Fairly direct hit! Advances in imaging of shotgun projectiles in MRI

OBJECTIVES: To investigate the magnetic properties of different types of projectiles and qualify the metal artefact reduction technique for diagnostic and/or forensic MRI. MATERIALS AND METHODS: Ten different projectiles embedded in ordnance gelatine blocks underwent an in vitro 1.5-T MR study with seven sequences including a recently developed metal artefact reduction sequence (Advanced WARP) combining VAT (view-angle-tilting) and SEMAC (slice-encoding metal-artefact-correction). Resulting image quality (five-point scale: 1=best; 5=worst) was scored. Quantifiable magnetic characteristics were correlated with qualitative rating of the MR sequences and torque dislodgment. RESULTS: Metal artefact reduction sequence (median: 2.5) significantly (p < 0.001) improves depiction of projectiles in comparison to all other MR pulse sequences (median: 4.75).
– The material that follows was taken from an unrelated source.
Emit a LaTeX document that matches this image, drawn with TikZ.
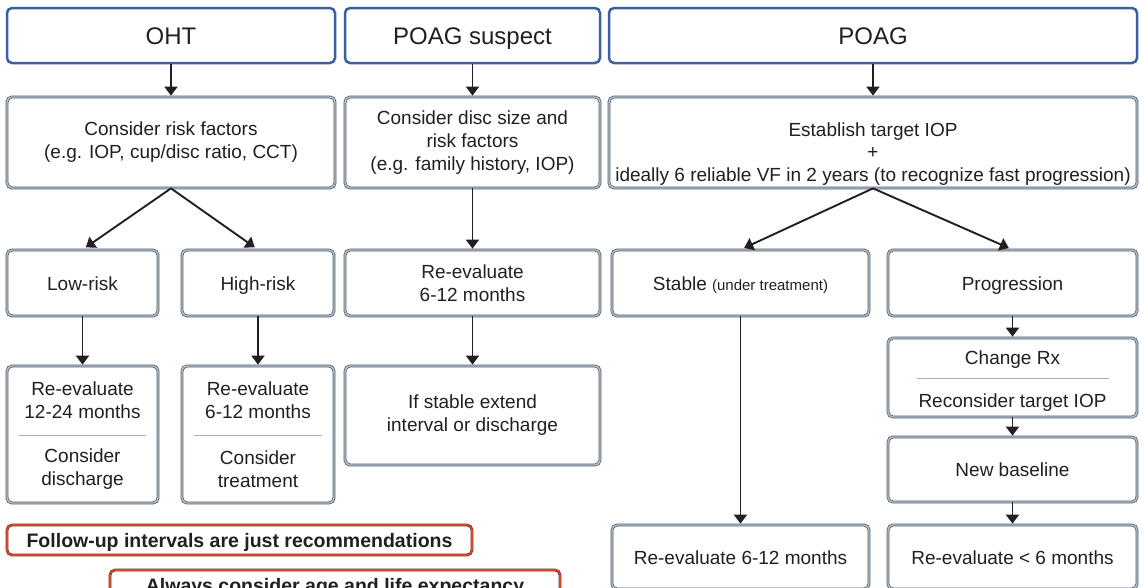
\documentclass[tikz,border=0pt]{standalone}
\usepackage{fontspec}
\setmainfont{Liberation Sans}
\usetikzlibrary{arrows.meta}
\definecolor{txt}{HTML}{231F20}
\definecolor{blueb}{HTML}{3C5FA0}
\definecolor{gdark}{HTML}{4D5864}
\definecolor{glight}{HTML}{B4C4D2}
\definecolor{rb}{HTML}{D4472B}
\definecolor{rdark}{HTML}{6B2A1E}
\definecolor{divc}{HTML}{9FB4C8}
\begin{document}
\begin{tikzpicture}[x=1pt,y=-1pt,
 every node/.style={text=txt, inner sep=0pt, align=center},
 bigf/.style={font=\fontsize{24}{28}\selectfont},
 bodyf/.style={font=\fontsize{19}{23}\selectfont},
 boldf/.style={font=\bfseries\fontsize{19.5}{23}\selectfont},
 oneline/.style={text height=14pt, text depth=0pt},
 topbox/.style={draw=blueb, line width=2.5pt, rounded corners=5pt, fill=white, bigf, text height=17pt, text depth=0pt},
 gbox/.style={draw=gdark, double=glight, double distance=1.4pt, line width=0.75pt, rounded corners=5pt, fill=white, bodyf},
 rbox/.style={draw=rdark, double=rb, double distance=1.6pt, line width=0.55pt, rounded corners=5pt, fill=white, boldf},
 arr/.style={-{Triangle[width=13pt,length=9pt]}, line width=1.9pt, draw=txt, shorten >=1pt},
 divl/.style={draw=divc, line width=1pt},
]
\useasboundingbox (0,0) rectangle (1142,587);
\fill[white] (0,0) rectangle (1142,587);
\clip (0,0) rectangle (1142,587);

% row 1
\node[topbox, minimum width=328pt, minimum height=55pt] (oht) at (171,35.5) {OHT};
\node[topbox, minimum width=255pt, minimum height=55pt] (sus) at (472.5,35.5) {POAG suspect};
\node[topbox, minimum width=528pt, minimum height=55pt] (poag) at (873,35.5) {POAG};

% row 2
\node[gbox, minimum width=328pt, minimum height=91pt] (c1) at (171,142.5) {Consider risk factors\\(e.g. IOP, cup/disc ratio, CCT)};
\node[gbox, minimum width=255pt, minimum height=91pt] (c2) at (472.5,142.5) {Consider disc size and\\risk factors\\(e.g. family history, IOP)};
\node[gbox, minimum width=528pt, minimum height=91pt] (c3) at (873,142.5) {};
\node[font=\fontsize{19}{22.5}\selectfont] (c3t) at (873,154) {Establish target IOP\\+\\ideally 6 reliable VF in 2 years (to recognize fast progression)};

% row 3
\node[gbox, oneline, minimum width=151pt, minimum height=66pt] (low) at (82.5,283) {Low-risk};
\node[gbox, oneline, minimum width=152pt, minimum height=66pt] (high) at (258,283) {High-risk};
\node[gbox, minimum width=255pt, minimum height=66pt] (reev) at (472.5,283) {Re-evaluate\\6-12 months};
\node[gbox, oneline, minimum width=257pt, minimum height=66pt] (stable) at (740.5,283) {Stable {\fontsize{15}{18}\selectfont(under treatment)}};
\node[gbox, oneline, minimum width=249pt, minimum height=66pt] (prog) at (1012.5,283) {Progression};

% row 4 left
\node[gbox, minimum width=151pt, minimum height=137pt] (r1) at (82.5,434.5) {};
\node[bodyf] (r1a) at (82.5,400.5) {Re-evaluate\\12-24 months};
\node[bodyf] (r1b) at (82.5,469) {Consider\\discharge};
\draw[divl] (19,435) -- (146,435);
\node[gbox, minimum width=152pt, minimum height=137pt] (r2) at (258,434.5) {};
\node[bodyf] (r2a) at (258,400.5) {Re-evaluate\\6-12 months};
\node[bodyf] (r2b) at (258,469) {Consider\\treatment};
\draw[divl] (194,435) -- (322,435);
\node[gbox, minimum width=255pt, minimum height=99pt] (ifs) at (472.5,415.5) {If stable extend\\interval or discharge};

% right column
\node[gbox, minimum width=249pt, minimum height=79pt] (chg) at (1012.5,377.5) {};
\node[bodyf, oneline] (chga) at (1012.5,357) {Change Rx};
\node[bodyf, oneline] (chgb) at (1012.5,400) {Reconsider target IOP};
\draw[divl] (917,378) -- (1109,378);
\node[gbox, oneline, minimum width=249pt, minimum height=65pt] (nb) at (1012.5,469.5) {New baseline};
\node[gbox, oneline, minimum width=249pt, minimum height=64pt] (r6) at (1012.5,557) {Re-evaluate < 6 months};
\node[gbox, oneline, minimum width=257pt, minimum height=64pt] (s12) at (740.5,557) {Re-evaluate 6-12 months};

% notes
\node[rbox, oneline, minimum width=465pt, minimum height=30pt] (fu) at (239.5,540) {Follow-up intervals are just recommendations};
\node[rbox, oneline, minimum width=450pt, minimum height=30pt] (al) at (335,585) {Always consider age and life expectancy};

% arrows
\draw[arr] (oht) -- (c1);
\draw[arr] (sus) -- (c2);
\draw[arr] (poag) -- (c3);
\draw[arr, shorten >=4pt] (c1.south) -- (low.north);
\draw[arr, shorten >=4pt] (c1.south) -- (high.north);
\draw[arr] (c2) -- (reev);
\draw[arr] (reev) -- (ifs);
\draw[arr, shorten >=4pt] (c3.south) -- (stable.north);
\draw[arr, shorten >=4pt] (c3.south) -- (prog.north);
\draw[arr] (low) -- (r1);
\draw[arr] (high) -- (r2);
\draw[arr] (stable) -- (s12);
\draw[arr] (prog) -- (chg);
\draw[arr] (chg) -- (nb);
\draw[arr] (nb) -- (r6);
\end{tikzpicture}
\end{document}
Images from diamagnetic composed bullets (median: 2) are much less disturbed compared to magnetic attracted ones (median: 5). Correlation (0.623) between deflection angle measurement (ferromagnetic mean 84.2°; paramagnetic 62°; diamagnetic mean 0°) and median qualitative image quality was highly significant (p = 0.027). Torque dislodgement was distinct for elongated magnetic attracted projectiles. CONCLUSIONS: Significant improvement of MR imaging of projectiles using metal artefact reduction techniques has important implications for diagnostic/forensic work-up. The correlations between magnetic attraction force, deflection-angle results and image properties demonstrate that the MR safety of projectiles can be estimated with one of these methods. KEY POINTS: • Metal artefact reduction sequence improves overall image quality of bullets (p < 0.001). • Deflection angle assessment significantly predicts image quality of bullets (p = 0.027). • Classification of projectiles’ magnetic properties based on artefacts’ characteristics is possible. • Classifying of bullets has important implications in diagnostic and forensic imaging. • Identification of projectiles’ magnetic attributes improves estimation of patients’ injury risk.